Facing growing concerns that it's out of ammunition, the Federal Reserve pledged Tuesday to battle the slowing economy by purchasing more long-term U.S. Treasury securities.
Acknowledging that "the pace of economic recovery is likely to be more modest in the near term than had been anticipated," the Fed's Open Market Committee said it would reinvest payments from Fannie Mae and Freddie Mac debt and mortgage-backed securities into longer-term government bonds. The Fed completed its purchase of $300 billion of government debt several months ago. (The goal of the program is to keep the Fed's portfolio of U.S. Treasury debt at current levels.)
The move comes as economists express growing concern about the possibility of a double-dip recession. The Commerce department reported late last month that gross domestic product increased 2.4 percent in the second quarter, down from 3.7 percent during the previous three months. At the same time, the Fed is unable to bring its main policy lever—the federal funds rate—any lower. The federal funds rate currently stands in a rock-bottom range of zero to 0.25 percent.

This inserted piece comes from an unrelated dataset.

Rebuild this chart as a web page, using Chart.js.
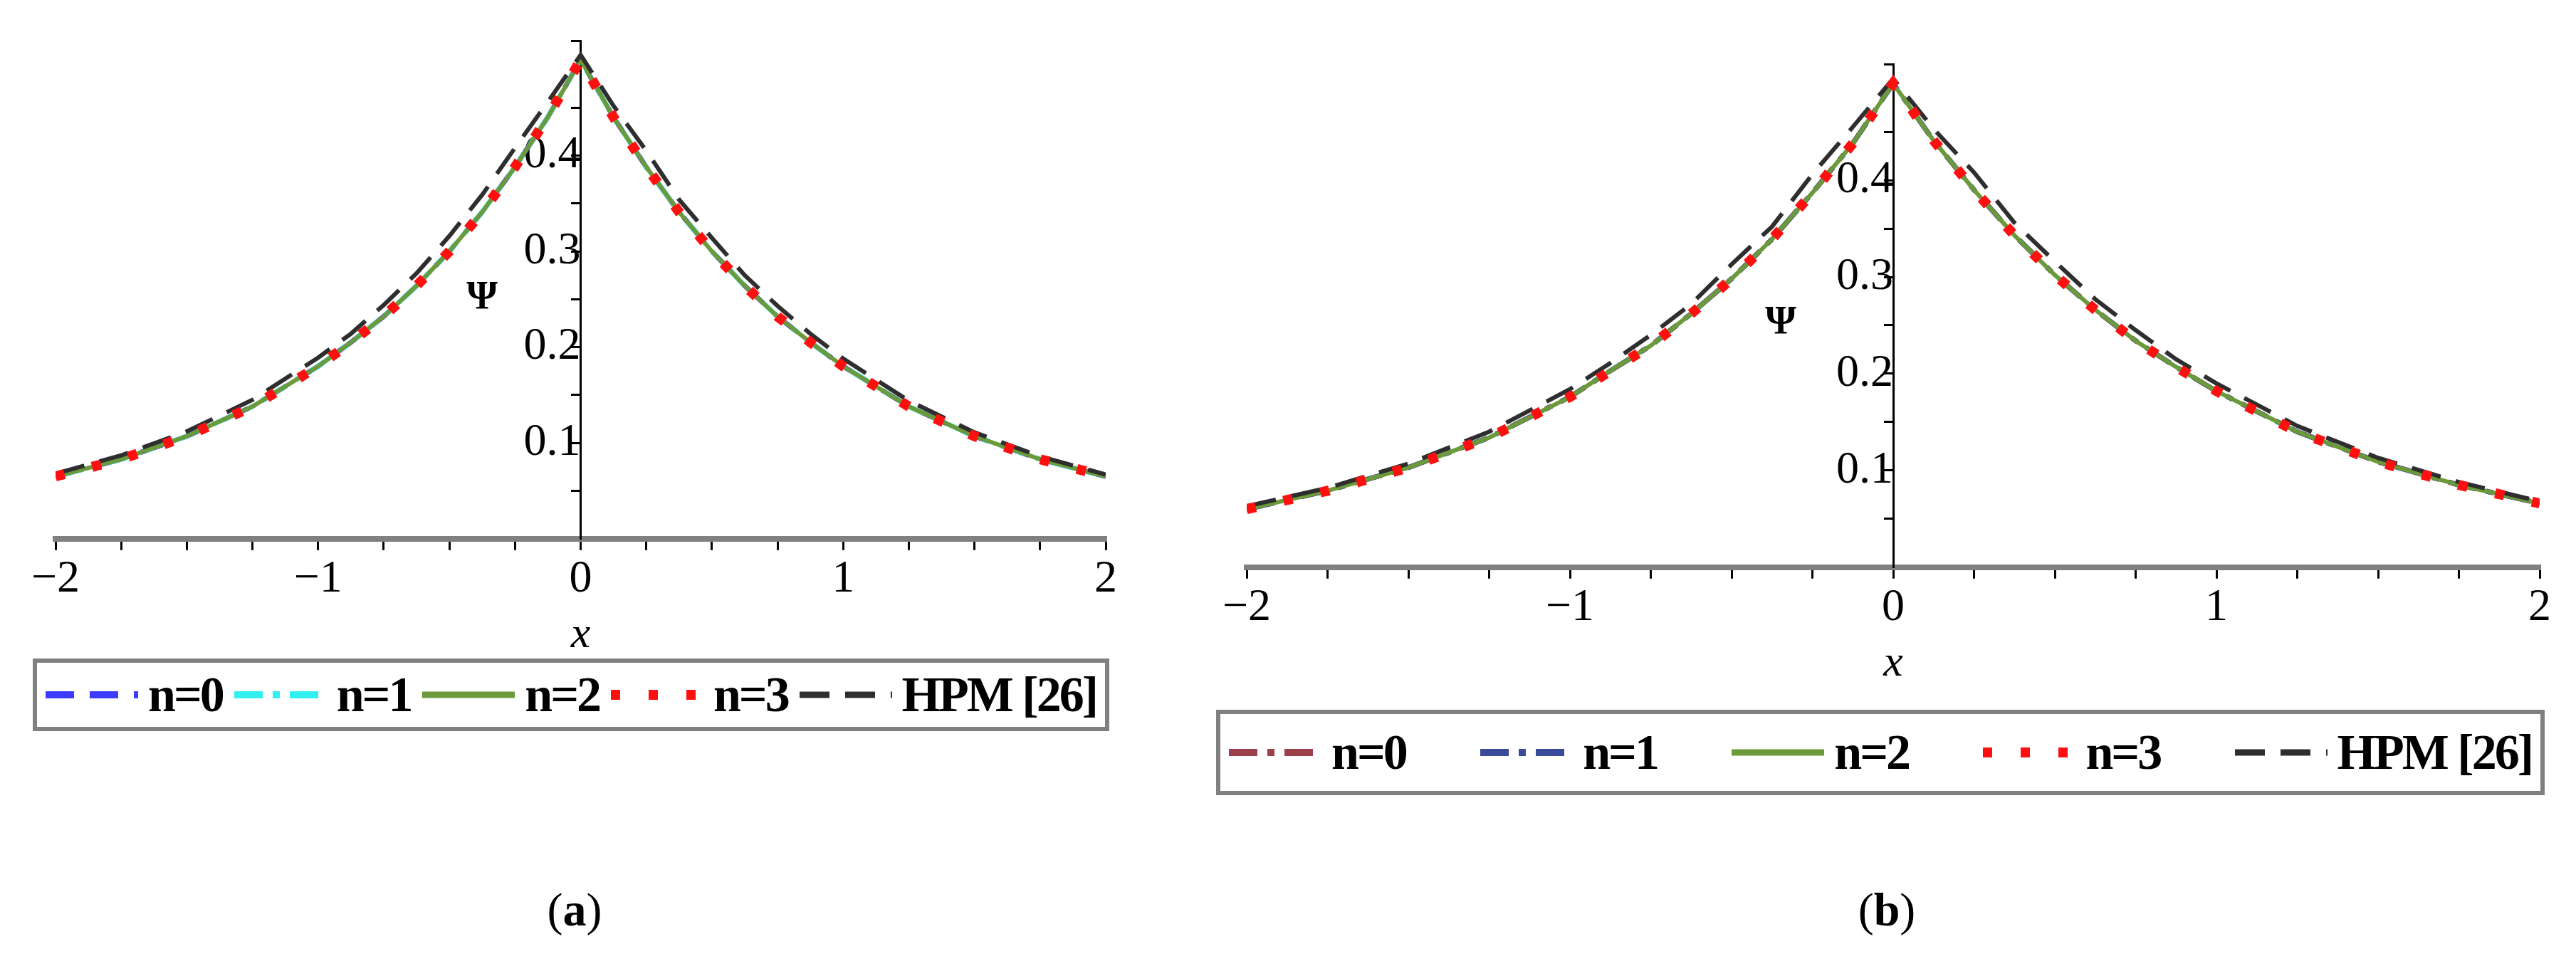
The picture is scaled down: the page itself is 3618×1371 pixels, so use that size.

David Resler, chief economist at Nomura Securities, said the Fed's move was partly symbolic. "It is a reminder to those Doubting Thomases that the Fed does still have arrows in its quiver and it is willing to fire them whenever they need to."
At the same time, the move could have a tangible effect. Government purchases of such Treasury debt can put downward pressure on long-term interest rates, which helps to stoke economic activity.
But how much impact will the newly announced purchases have? Not a great deal, says Michael Gapen of Barclays. "Our view is that simply reinvesting the proceeds from maturing agency securities will not provide much additional stimulus," Gapen says in a report. "Should the outlook continue to worsen, then the Fed will likely initiate a new round of asset purchases, most likely in Treasury securities."
Indeed, long-term interest rates are already extremely low. Thirty-year fixed mortgage rates, for example, fell to 4.49 percent for the week ending August 5. That's the lowest level since the 1950s.
However, the new program not only signals to the market that the Fed is willing to step in to support economic growth, but it also gives the Fed the flexibility put a lid on interest rates should they begin rising, says Keith Gumbinger of HSH.com. "At some point, investors are going to look for more risky assets—they are going to go buy stocks, they are going to go buy overseas stuff—and yields would likely rise as a result," Gumbinger says. "This allows the Fed an opportunity. If the market shifts they still have a mechanism they can employ quickly to keep interest rates low."
In addition, the Fed affirmed its previous commitment to keep the federal funds rate at near zero for "an extended period."